Pull out exactly the lines from the line containing "Reproduce this chart" to the line containing "from matplotlib.path import Path", both lines included, with pictures removed from the copy.

_ _ _

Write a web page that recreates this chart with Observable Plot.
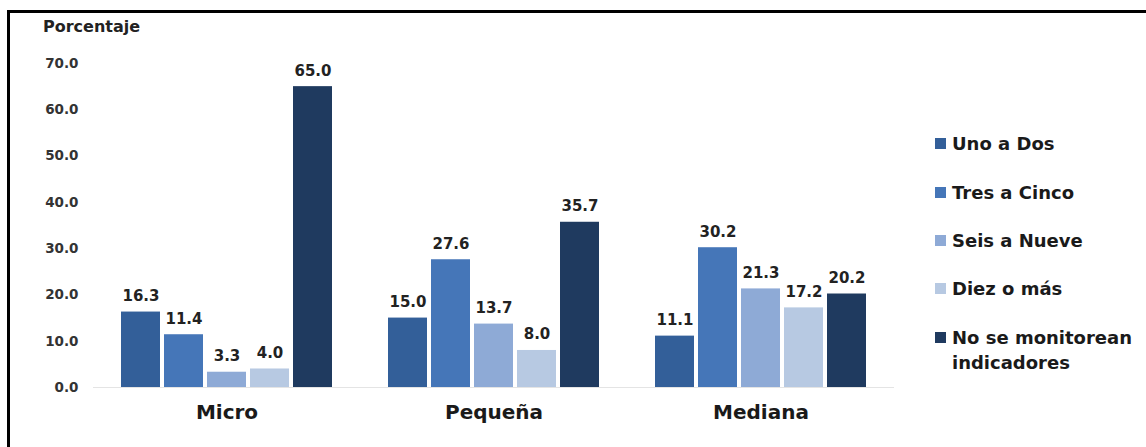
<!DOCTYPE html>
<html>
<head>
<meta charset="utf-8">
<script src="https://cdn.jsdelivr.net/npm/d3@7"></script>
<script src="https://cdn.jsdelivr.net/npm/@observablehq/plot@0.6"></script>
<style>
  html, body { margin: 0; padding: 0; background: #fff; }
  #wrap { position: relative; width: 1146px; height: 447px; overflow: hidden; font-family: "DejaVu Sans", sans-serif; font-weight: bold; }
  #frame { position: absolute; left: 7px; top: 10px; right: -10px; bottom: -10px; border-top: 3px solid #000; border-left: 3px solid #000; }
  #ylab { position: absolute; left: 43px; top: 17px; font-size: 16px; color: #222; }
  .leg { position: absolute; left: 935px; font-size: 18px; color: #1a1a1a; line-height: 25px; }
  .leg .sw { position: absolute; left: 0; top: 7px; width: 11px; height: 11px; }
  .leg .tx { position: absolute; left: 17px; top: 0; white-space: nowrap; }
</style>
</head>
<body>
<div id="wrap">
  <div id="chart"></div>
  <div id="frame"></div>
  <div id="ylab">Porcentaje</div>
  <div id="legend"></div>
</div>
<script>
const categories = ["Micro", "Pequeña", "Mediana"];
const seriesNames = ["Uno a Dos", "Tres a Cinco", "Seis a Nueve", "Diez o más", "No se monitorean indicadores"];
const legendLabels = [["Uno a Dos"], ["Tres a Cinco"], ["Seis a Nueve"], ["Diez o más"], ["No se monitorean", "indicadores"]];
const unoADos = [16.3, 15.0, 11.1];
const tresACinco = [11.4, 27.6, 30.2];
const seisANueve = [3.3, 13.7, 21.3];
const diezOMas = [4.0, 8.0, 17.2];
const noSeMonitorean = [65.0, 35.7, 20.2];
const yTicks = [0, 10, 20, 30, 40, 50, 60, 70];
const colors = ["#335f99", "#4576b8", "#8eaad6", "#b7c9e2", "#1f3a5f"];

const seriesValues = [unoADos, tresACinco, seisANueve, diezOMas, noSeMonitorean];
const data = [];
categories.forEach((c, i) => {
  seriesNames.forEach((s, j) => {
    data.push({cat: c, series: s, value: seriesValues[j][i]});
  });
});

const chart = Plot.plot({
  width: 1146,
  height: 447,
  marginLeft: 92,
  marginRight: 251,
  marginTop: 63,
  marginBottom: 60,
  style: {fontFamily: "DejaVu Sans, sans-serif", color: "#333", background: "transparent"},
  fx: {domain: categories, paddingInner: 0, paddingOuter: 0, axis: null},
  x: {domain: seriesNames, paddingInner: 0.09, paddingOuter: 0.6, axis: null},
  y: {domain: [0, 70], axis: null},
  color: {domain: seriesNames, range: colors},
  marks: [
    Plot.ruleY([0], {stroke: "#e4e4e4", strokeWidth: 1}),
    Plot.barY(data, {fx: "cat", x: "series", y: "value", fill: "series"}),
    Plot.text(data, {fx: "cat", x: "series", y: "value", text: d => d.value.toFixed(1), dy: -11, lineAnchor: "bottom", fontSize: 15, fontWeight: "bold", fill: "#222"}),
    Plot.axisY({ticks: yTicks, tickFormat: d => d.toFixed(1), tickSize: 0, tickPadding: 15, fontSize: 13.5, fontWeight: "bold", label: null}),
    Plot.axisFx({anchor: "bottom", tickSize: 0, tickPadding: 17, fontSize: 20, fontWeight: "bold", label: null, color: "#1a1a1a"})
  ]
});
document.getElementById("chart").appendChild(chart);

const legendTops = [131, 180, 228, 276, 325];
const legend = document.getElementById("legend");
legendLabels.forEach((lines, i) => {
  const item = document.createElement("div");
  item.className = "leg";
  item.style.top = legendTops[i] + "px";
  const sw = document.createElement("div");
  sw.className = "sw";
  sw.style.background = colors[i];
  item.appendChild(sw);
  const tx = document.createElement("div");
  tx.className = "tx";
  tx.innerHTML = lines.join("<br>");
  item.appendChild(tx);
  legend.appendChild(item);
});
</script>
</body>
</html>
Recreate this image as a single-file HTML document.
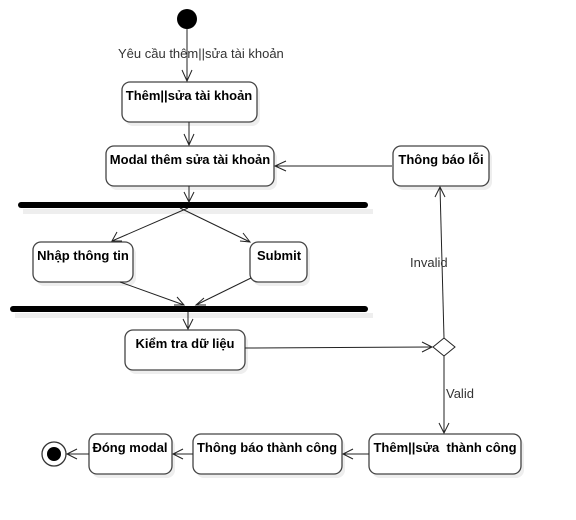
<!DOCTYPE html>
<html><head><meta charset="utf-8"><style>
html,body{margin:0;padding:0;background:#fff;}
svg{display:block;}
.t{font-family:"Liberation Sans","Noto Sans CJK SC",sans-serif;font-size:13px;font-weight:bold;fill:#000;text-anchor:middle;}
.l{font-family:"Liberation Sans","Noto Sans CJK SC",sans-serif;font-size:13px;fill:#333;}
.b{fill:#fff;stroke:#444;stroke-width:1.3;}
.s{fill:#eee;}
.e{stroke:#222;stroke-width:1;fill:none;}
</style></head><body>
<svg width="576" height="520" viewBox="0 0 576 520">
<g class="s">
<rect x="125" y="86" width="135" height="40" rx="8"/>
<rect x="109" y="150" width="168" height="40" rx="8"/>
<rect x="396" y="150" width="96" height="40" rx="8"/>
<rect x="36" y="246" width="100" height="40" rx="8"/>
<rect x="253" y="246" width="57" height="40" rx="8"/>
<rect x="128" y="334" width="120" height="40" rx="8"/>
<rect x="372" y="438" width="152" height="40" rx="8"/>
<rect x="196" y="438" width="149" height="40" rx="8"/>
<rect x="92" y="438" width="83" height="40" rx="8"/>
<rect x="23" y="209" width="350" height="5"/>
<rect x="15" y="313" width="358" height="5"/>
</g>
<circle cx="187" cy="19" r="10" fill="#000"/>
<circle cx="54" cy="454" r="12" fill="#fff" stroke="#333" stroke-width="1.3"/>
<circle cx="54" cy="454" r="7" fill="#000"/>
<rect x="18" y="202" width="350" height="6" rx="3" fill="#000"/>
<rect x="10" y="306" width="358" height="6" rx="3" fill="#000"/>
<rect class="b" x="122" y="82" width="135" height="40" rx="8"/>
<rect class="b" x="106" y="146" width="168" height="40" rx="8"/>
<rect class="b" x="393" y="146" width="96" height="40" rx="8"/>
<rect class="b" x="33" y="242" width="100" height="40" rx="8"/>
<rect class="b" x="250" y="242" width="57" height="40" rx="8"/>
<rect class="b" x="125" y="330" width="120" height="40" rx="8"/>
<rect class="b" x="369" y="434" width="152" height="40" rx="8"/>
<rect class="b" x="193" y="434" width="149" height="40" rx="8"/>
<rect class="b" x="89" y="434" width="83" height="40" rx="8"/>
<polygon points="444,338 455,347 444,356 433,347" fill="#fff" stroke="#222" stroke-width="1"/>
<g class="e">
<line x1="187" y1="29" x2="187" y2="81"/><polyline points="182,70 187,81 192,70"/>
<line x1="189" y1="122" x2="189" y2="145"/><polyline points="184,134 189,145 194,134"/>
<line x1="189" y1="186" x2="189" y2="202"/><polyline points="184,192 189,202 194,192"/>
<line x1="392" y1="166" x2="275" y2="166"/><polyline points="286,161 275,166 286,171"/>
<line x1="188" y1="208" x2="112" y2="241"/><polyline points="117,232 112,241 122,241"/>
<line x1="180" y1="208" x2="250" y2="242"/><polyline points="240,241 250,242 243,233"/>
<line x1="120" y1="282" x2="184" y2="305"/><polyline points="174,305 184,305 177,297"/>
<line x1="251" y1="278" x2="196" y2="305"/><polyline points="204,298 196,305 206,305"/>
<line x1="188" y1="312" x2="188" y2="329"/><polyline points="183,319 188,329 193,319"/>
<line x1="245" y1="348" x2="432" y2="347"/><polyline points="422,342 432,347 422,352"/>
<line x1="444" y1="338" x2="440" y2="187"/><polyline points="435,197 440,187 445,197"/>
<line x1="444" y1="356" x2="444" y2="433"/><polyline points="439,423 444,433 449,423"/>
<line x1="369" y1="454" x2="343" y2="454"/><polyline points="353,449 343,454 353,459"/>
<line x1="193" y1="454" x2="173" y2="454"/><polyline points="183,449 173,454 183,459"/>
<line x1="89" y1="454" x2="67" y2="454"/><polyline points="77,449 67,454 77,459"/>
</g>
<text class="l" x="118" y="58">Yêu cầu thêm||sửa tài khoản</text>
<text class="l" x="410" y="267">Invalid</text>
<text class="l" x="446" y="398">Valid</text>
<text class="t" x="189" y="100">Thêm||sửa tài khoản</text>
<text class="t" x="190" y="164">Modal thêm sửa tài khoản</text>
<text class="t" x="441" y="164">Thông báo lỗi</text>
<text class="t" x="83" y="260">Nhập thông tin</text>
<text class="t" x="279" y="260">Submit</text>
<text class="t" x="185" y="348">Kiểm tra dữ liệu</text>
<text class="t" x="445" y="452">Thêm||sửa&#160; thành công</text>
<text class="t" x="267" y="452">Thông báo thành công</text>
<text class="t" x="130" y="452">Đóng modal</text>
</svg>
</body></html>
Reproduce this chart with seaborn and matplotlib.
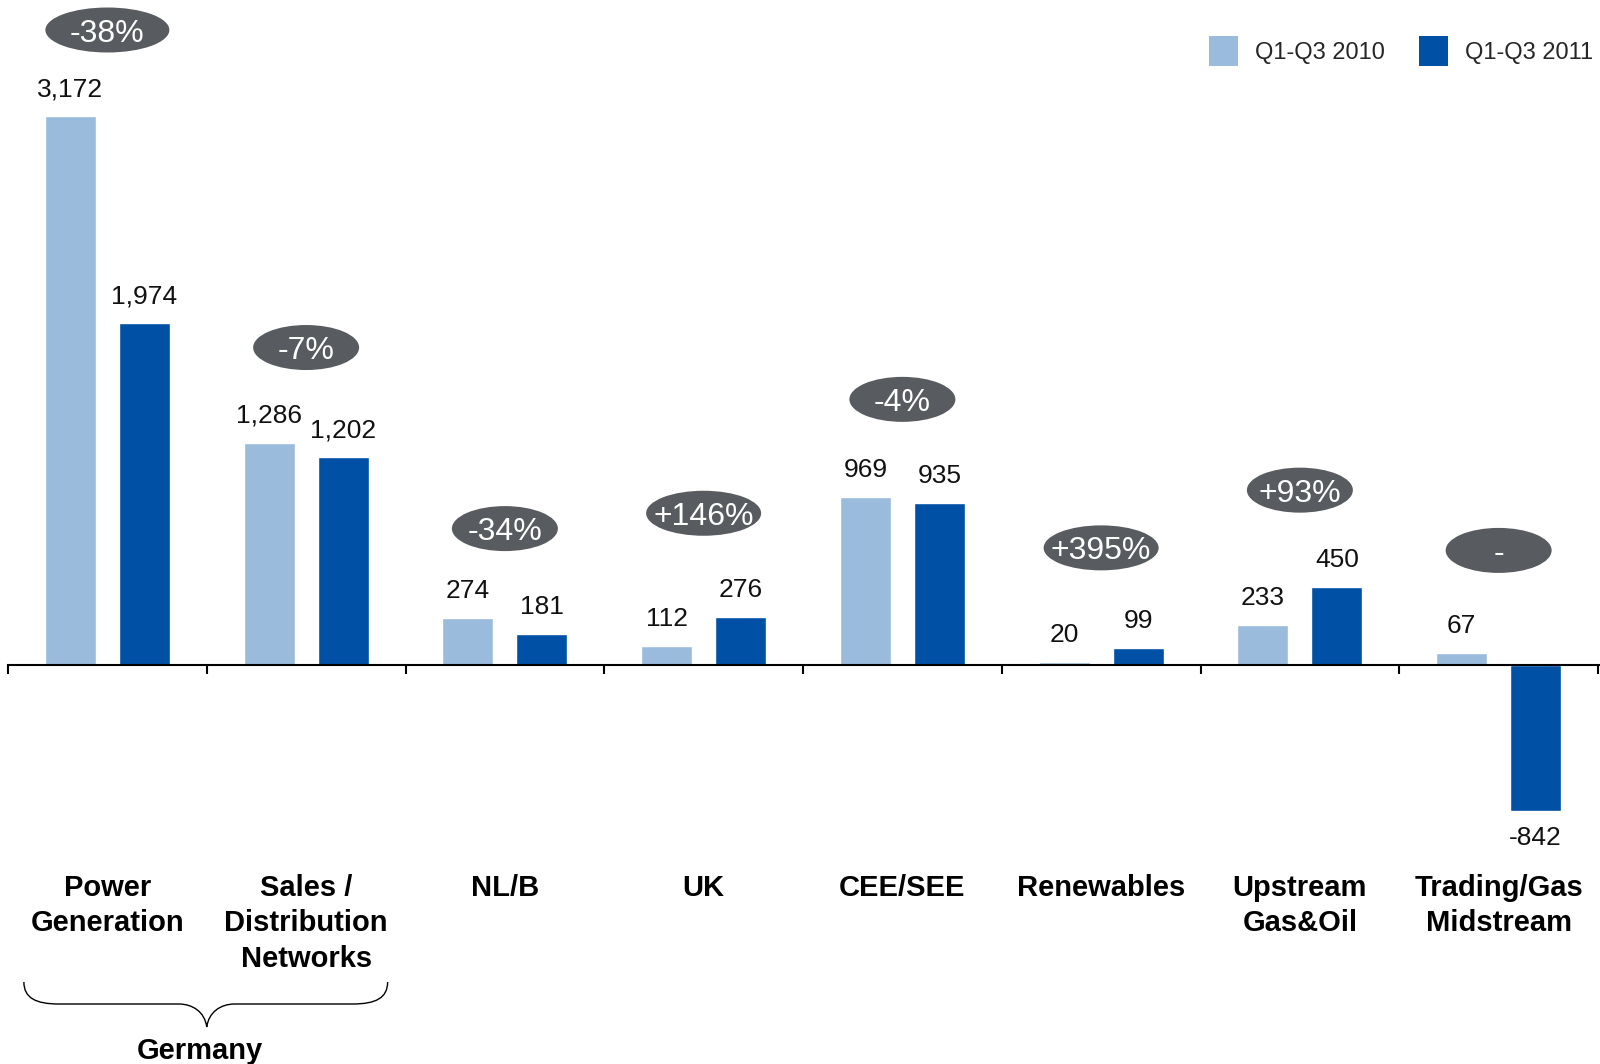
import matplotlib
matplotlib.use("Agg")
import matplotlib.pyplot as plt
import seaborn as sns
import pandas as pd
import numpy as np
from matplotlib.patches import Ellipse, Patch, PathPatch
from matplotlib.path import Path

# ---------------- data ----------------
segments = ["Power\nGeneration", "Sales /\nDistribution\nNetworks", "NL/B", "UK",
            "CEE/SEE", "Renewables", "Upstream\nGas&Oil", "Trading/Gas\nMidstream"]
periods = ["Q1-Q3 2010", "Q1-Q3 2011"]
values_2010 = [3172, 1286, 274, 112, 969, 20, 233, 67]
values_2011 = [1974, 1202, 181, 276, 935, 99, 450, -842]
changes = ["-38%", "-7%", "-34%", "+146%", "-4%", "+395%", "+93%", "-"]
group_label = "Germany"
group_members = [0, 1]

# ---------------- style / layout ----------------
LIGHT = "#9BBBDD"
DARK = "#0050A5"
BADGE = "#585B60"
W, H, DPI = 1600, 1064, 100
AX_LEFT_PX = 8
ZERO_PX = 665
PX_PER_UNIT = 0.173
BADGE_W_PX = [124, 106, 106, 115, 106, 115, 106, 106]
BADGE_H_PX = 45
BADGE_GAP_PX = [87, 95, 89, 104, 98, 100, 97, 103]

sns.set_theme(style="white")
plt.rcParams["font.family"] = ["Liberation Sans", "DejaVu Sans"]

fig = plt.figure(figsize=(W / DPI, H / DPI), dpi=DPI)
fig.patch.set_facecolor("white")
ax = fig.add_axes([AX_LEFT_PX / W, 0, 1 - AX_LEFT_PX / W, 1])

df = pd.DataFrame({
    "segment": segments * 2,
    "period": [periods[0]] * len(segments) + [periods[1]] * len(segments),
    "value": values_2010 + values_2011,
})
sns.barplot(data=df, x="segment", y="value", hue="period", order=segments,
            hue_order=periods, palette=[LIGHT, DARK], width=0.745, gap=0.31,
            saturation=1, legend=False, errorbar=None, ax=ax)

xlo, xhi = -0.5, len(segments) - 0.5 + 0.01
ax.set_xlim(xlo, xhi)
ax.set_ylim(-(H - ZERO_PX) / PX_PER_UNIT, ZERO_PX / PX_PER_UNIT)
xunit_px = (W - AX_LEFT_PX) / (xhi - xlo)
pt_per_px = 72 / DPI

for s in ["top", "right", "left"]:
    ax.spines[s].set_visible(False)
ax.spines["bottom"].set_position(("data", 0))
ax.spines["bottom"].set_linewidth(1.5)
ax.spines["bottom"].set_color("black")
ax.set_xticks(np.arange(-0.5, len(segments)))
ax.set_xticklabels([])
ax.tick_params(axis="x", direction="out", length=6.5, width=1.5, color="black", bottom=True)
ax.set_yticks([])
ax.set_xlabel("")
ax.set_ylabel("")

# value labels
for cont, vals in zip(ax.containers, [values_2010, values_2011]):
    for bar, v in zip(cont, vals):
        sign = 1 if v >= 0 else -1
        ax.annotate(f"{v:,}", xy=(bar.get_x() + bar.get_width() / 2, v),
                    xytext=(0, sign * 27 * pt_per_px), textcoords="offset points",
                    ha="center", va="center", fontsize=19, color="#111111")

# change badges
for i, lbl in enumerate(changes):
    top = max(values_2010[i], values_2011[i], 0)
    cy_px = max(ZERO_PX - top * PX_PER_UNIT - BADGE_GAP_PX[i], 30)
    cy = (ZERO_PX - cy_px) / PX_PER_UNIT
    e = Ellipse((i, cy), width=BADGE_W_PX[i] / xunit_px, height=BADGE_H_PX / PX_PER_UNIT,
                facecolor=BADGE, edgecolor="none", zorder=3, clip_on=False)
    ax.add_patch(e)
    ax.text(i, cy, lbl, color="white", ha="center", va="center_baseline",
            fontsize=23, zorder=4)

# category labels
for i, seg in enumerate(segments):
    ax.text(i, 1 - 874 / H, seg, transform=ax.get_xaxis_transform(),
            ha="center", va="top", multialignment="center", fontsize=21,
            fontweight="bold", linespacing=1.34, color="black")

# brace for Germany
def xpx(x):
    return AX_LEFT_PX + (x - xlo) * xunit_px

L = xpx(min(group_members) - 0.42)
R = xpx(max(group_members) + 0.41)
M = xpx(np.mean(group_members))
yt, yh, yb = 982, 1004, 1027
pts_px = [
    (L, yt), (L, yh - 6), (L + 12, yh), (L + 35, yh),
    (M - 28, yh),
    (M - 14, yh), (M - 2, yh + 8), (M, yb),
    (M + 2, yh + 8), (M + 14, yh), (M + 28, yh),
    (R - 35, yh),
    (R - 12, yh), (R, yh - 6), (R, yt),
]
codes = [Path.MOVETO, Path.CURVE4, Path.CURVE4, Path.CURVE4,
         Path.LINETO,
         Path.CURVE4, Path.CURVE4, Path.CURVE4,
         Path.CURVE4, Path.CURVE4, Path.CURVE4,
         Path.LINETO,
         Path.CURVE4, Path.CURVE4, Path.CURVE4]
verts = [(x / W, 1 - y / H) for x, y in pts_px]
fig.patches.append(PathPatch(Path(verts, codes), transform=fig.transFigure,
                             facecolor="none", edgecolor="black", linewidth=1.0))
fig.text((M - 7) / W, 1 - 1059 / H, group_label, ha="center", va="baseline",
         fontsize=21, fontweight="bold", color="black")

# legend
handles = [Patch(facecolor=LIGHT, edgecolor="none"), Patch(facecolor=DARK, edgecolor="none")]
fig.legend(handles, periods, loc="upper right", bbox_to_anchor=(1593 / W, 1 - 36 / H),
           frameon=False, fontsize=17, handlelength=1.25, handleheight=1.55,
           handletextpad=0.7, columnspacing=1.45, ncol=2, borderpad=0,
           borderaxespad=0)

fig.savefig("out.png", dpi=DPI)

_ _ _

## [Result of the exercise]
Reproduce this chart with seaborn and matplotlib.
import matplotlib
matplotlib.use("Agg")
import matplotlib.pyplot as plt
import seaborn as sns
import pandas as pd
import numpy as np
from matplotlib.patches import Ellipse, Patch, PathPatch
from matplotlib.path import Path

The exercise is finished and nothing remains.